◆ TASK GOAL
All lines from the beginning of the listing through the line with "50, 52, 54];" are to be copied word for word; the pictures are not.

◆ DATASET SECTION
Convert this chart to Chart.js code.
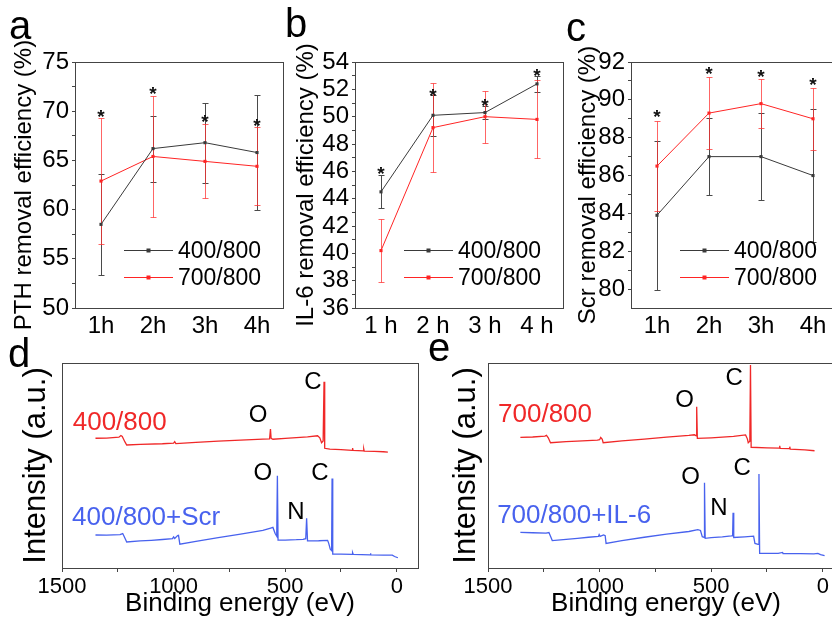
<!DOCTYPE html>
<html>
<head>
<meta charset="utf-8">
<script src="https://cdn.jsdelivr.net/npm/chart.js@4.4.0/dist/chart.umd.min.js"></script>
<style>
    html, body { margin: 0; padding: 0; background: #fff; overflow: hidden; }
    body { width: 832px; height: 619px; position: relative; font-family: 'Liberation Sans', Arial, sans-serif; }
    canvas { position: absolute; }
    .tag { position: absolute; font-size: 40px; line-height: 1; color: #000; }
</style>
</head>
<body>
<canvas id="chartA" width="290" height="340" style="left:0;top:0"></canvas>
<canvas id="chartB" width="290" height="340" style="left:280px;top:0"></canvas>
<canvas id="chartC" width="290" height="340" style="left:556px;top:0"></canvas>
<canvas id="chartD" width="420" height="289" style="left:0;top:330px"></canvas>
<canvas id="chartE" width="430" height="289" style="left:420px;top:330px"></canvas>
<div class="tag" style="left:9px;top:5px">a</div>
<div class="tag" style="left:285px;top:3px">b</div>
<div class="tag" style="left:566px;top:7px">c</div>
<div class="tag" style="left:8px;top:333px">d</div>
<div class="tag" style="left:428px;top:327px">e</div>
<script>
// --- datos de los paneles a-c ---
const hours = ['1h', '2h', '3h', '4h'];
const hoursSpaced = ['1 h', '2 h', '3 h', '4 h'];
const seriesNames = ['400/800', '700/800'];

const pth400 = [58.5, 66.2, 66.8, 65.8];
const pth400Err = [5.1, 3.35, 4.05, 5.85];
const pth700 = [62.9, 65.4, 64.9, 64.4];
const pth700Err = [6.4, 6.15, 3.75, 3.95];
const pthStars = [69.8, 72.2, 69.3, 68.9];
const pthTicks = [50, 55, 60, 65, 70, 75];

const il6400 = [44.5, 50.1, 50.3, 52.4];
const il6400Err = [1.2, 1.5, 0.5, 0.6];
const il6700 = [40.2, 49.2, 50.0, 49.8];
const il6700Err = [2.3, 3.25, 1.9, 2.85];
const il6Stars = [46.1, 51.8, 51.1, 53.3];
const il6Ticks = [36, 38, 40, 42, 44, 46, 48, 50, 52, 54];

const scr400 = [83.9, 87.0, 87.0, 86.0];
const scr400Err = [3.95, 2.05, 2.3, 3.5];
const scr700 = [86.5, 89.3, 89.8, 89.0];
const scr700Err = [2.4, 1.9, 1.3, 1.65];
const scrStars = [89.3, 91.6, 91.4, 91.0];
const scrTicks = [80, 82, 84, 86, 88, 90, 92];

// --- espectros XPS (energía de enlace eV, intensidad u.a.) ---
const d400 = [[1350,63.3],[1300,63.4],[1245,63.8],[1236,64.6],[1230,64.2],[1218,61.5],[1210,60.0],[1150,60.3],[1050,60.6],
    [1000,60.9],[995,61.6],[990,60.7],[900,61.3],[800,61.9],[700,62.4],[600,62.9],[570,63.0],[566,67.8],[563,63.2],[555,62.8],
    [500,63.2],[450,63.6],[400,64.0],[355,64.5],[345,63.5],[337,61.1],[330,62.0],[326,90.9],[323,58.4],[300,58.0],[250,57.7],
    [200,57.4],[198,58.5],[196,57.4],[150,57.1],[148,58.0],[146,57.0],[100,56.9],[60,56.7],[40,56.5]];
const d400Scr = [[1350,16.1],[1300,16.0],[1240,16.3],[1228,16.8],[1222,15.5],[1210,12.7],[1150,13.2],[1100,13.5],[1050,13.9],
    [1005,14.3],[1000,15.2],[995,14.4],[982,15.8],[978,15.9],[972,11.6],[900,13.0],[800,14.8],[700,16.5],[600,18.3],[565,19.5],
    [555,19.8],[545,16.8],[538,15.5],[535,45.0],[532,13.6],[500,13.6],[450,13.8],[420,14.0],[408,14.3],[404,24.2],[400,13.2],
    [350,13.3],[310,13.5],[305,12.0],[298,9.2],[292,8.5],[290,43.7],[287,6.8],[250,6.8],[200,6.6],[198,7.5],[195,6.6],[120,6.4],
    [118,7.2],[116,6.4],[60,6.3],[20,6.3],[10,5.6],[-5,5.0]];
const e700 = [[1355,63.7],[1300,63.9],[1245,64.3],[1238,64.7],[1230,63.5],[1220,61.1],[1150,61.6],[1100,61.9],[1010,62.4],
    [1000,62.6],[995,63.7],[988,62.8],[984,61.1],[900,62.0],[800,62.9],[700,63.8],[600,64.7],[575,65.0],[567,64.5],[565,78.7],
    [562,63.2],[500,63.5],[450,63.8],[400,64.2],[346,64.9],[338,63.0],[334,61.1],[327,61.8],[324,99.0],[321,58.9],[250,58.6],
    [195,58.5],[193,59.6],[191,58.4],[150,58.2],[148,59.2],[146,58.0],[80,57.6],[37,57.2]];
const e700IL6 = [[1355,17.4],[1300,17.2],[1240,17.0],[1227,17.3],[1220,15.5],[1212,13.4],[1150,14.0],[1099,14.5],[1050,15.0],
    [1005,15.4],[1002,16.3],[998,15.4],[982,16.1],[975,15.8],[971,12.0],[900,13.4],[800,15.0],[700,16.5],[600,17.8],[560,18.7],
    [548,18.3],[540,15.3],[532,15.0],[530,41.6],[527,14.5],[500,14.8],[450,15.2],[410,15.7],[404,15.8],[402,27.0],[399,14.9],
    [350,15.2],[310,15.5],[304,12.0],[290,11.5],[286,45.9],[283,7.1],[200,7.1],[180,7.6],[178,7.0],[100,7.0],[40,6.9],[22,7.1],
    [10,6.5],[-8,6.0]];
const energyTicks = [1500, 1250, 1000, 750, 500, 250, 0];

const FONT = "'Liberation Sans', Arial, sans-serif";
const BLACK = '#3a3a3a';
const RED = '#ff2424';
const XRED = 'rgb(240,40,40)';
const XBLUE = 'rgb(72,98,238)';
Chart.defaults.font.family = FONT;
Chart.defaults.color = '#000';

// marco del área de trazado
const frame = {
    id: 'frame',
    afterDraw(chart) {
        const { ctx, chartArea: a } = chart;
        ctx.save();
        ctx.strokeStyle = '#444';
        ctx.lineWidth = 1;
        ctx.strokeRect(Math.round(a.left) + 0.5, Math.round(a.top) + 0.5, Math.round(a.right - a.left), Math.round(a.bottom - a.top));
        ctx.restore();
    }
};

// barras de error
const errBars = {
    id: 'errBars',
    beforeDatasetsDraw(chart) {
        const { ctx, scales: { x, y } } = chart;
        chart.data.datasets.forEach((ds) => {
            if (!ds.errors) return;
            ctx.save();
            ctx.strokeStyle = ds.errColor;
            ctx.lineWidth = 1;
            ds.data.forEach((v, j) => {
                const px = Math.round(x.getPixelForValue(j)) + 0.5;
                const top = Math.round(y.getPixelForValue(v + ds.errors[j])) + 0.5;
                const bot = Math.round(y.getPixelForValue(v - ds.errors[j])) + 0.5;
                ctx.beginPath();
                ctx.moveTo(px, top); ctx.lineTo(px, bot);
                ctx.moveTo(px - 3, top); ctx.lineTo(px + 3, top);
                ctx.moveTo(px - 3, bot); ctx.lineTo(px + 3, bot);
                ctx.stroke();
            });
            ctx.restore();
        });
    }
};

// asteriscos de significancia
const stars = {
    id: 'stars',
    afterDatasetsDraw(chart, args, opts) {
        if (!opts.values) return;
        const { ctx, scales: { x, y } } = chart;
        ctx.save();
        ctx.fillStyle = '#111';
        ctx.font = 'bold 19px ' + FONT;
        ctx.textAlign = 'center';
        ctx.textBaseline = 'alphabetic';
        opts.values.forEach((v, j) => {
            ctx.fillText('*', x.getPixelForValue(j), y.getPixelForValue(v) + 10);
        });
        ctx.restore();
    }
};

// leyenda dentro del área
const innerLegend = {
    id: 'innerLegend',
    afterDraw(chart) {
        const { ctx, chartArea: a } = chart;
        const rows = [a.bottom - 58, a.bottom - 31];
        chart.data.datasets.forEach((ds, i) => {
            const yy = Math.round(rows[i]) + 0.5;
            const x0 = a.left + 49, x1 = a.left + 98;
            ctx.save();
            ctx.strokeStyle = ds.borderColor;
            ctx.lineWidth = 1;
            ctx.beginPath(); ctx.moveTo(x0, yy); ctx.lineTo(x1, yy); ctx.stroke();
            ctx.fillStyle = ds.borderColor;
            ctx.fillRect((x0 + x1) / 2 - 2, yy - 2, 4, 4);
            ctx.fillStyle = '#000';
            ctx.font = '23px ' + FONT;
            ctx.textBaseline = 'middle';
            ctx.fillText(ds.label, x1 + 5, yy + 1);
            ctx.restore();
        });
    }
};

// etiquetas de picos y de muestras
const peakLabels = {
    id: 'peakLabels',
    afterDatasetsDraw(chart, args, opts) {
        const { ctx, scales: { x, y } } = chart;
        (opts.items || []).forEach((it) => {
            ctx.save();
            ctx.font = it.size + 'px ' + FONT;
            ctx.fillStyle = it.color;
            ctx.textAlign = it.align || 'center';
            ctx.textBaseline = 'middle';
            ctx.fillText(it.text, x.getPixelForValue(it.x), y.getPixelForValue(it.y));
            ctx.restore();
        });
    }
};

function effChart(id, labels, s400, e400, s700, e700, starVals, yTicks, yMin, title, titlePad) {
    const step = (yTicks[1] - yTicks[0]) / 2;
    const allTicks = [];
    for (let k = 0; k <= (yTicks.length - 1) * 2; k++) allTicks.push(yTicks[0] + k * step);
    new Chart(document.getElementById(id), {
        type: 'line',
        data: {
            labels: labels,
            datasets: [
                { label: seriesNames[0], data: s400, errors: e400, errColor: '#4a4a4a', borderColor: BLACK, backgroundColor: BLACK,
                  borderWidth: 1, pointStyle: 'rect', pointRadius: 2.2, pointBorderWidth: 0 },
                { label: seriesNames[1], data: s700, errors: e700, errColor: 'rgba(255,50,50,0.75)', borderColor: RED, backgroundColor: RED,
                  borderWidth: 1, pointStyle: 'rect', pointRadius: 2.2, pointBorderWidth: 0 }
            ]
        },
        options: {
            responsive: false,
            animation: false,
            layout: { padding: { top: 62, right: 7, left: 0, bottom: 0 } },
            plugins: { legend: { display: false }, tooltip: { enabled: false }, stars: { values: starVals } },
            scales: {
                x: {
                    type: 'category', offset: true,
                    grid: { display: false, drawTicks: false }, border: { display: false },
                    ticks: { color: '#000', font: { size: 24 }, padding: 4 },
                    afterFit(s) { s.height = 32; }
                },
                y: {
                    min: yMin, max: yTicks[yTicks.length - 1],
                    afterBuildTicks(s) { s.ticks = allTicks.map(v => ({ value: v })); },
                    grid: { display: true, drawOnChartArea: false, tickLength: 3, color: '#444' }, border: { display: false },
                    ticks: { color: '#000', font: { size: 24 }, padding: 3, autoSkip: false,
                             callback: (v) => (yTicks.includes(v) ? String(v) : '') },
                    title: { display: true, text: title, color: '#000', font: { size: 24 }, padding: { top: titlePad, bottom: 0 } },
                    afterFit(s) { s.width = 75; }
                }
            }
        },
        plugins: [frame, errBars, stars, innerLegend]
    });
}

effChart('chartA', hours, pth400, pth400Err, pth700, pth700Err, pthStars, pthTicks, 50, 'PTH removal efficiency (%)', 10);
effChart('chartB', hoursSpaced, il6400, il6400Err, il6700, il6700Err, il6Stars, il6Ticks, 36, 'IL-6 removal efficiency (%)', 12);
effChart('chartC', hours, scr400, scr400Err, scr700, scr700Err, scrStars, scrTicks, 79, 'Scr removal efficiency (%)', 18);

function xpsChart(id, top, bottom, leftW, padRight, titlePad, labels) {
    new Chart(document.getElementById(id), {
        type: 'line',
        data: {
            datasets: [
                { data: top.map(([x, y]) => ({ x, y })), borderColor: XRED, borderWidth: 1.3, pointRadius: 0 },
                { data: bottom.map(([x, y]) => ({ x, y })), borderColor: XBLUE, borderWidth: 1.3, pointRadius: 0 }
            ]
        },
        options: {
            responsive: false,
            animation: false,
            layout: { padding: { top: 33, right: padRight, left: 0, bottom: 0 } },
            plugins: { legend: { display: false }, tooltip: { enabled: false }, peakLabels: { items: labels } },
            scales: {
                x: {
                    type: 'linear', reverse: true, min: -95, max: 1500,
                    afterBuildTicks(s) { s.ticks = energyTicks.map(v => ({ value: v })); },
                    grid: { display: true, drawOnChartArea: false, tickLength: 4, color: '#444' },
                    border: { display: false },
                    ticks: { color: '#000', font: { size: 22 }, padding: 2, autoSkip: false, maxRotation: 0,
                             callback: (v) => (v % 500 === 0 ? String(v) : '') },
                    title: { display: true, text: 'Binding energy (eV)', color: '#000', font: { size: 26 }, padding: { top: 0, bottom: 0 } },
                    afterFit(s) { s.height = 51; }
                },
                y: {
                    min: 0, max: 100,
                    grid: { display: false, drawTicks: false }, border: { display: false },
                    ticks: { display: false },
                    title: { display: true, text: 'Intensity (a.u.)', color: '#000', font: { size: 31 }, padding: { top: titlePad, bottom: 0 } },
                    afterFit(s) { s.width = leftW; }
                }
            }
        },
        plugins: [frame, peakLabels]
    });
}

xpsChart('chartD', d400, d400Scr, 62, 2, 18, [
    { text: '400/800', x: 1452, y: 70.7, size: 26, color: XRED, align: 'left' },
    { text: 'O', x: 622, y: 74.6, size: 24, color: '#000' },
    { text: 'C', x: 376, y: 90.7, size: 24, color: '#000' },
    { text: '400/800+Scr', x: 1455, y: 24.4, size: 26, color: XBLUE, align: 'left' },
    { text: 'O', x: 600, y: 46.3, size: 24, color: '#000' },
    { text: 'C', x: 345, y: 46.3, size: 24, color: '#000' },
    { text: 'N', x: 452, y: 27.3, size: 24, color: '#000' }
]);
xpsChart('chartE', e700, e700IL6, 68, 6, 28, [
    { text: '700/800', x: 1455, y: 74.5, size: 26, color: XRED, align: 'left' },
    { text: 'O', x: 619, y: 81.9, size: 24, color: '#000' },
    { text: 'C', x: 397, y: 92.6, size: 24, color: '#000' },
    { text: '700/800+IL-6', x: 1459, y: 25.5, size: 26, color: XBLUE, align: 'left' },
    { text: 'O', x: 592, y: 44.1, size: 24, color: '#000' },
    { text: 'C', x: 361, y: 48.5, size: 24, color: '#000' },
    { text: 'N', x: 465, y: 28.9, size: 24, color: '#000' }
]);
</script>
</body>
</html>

◆ RESPONSE BELOW
Convert this chart to Chart.js code.
<!DOCTYPE html>
<html>
<head>
<meta charset="utf-8">
<script src="https://cdn.jsdelivr.net/npm/chart.js@4.4.0/dist/chart.umd.min.js"></script>
<style>
    html, body { margin: 0; padding: 0; background: #fff; overflow: hidden; }
    body { width: 832px; height: 619px; position: relative; font-family: 'Liberation Sans', Arial, sans-serif; }
    canvas { position: absolute; }
    .tag { position: absolute; font-size: 40px; line-height: 1; color: #000; }
</style>
</head>
<body>
<canvas id="chartA" width="290" height="340" style="left:0;top:0"></canvas>
<canvas id="chartB" width="290" height="340" style="left:280px;top:0"></canvas>
<canvas id="chartC" width="290" height="340" style="left:556px;top:0"></canvas>
<canvas id="chartD" width="420" height="289" style="left:0;top:330px"></canvas>
<canvas id="chartE" width="430" height="289" style="left:420px;top:330px"></canvas>
<div class="tag" style="left:9px;top:5px">a</div>
<div class="tag" style="left:285px;top:3px">b</div>
<div class="tag" style="left:566px;top:7px">c</div>
<div class="tag" style="left:8px;top:333px">d</div>
<div class="tag" style="left:428px;top:327px">e</div>
<script>
// --- datos de los paneles a-c ---
const hours = ['1h', '2h', '3h', '4h'];
const hoursSpaced = ['1 h', '2 h', '3 h', '4 h'];
const seriesNames = ['400/800', '700/800'];

const pth400 = [58.5, 66.2, 66.8, 65.8];
const pth400Err = [5.1, 3.35, 4.05, 5.85];
const pth700 = [62.9, 65.4, 64.9, 64.4];
const pth700Err = [6.4, 6.15, 3.75, 3.95];
const pthStars = [69.8, 72.2, 69.3, 68.9];
const pthTicks = [50, 55, 60, 65, 70, 75];

const il6400 = [44.5, 50.1, 50.3, 52.4];
const il6400Err = [1.2, 1.5, 0.5, 0.6];
const il6700 = [40.2, 49.2, 50.0, 49.8];
const il6700Err = [2.3, 3.25, 1.9, 2.85];
const il6Stars = [46.1, 51.8, 51.1, 53.3];
const il6Ticks = [36, 38, 40, 42, 44, 46, 48, 50, 52, 54];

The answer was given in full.